KING FOR A YEAR
SI senior writer Jack McCallum reports on the end of Bill Russell's coaching days in Sacramento after only nine months on the job:
Last week the Kings finally acknowledged that Russell, though a legendary player, is no longer capable of being a successful NBA coach. Gregg Lukenbill, the Sacramento managing general partner, kicked Russell upstairs to the vaguely defined position of vice-president of basketball operations; he also demoted president and general manager Joe Axelson, the man responsible for bringing Russell to Sacramento, to the even more vaguely defined job of vice-president for business operations.
Russell had signed a seven-year contract with the Kings; he was to coach for an unspecified length of time—the minimum was thought to be two years—and then succeed Axelson as the head man in the front office.

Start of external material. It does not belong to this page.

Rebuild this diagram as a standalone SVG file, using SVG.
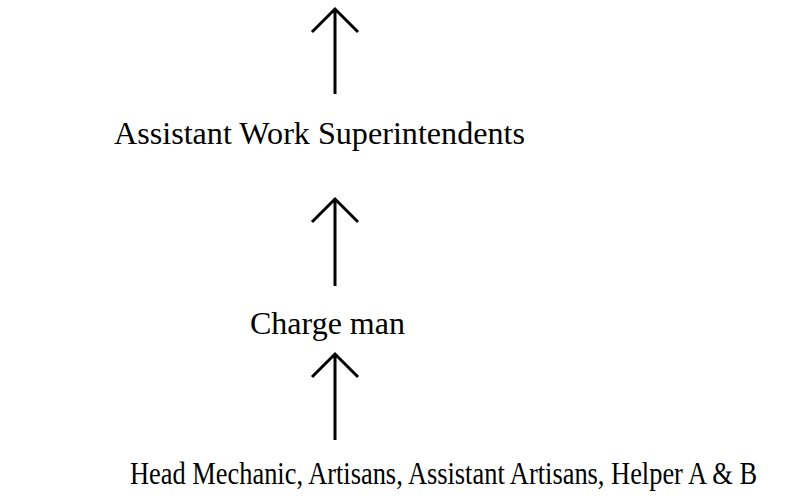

Why did this plan go awry so quickly? Some observers think that Russell who had been away from coaching since resigning from the Seattle Super-Sonics in 1977, simply doesn't possess the X's-and-O's acumen necessary to succeed in today's NBA. They say the Kings' 17-41 record on March 7, the day Lukenbill pulled the plug, reflected this. "I don't buy the theory that the game had passed Bill by," Axelson said last week. "I guess eventually what happened was that the players stopped listening to him."
And how about the theory that Russell didn't work hard enough? "Well I'd say the effort was adequate," said Axelson. "Bill delegated a lot of authority, but he was always there."
The fact remains: The Sacramento system, in which Russell acted as an "executive" head coach who gave many of the everyday coaching duties to assistants Willis Reed (who left to coach the Nets on Feb. 29) and Jerry Reynolds (who was named the Kings coach through the 1989-90 season) only left the players confused. "It was obvious that there was no direction on that team," said an assistant coach of a Western Conference team.
TOMATO SURPRISE
Ned Gillette, of Stowe, Vt. (SI, Dec. 15, 1986), has done it: He has fulfilled his dream of sailing and rowing his 28-foot aluminum boat, Sea Tomato, from South America to Antarctica. On March 6, Gillette and three crewmen arrived at a landfill near King George Island, completing their 720-mile voyage a week ahead of schedule.
Gillette was prepared to make the trip a year ago but was frustrated by a heavy ice pack along his proposed route. After a month of waiting in vain at Cape Brecknock, Chile, 60 miles northwest of Cape Horn, that attempt had to be scrubbed. But the 42-year-old Gillette, who has circled Mt. Everest on skis and has scaled Mt. McKinley in a single day, didn't give up. He continued his daily rowing workouts, assembled a new crew and returned to Brecknock last month.
"The Tomato is a far more functional craft this year," Gillette wrote a friend the night before the Feb. 22 launching. "I'm as content as I've ever been. Over four years of preparation, and the departure is hours away. We're at a solid peak of readiness. I have no dread of the days ahead, though I know it will be a hard trial."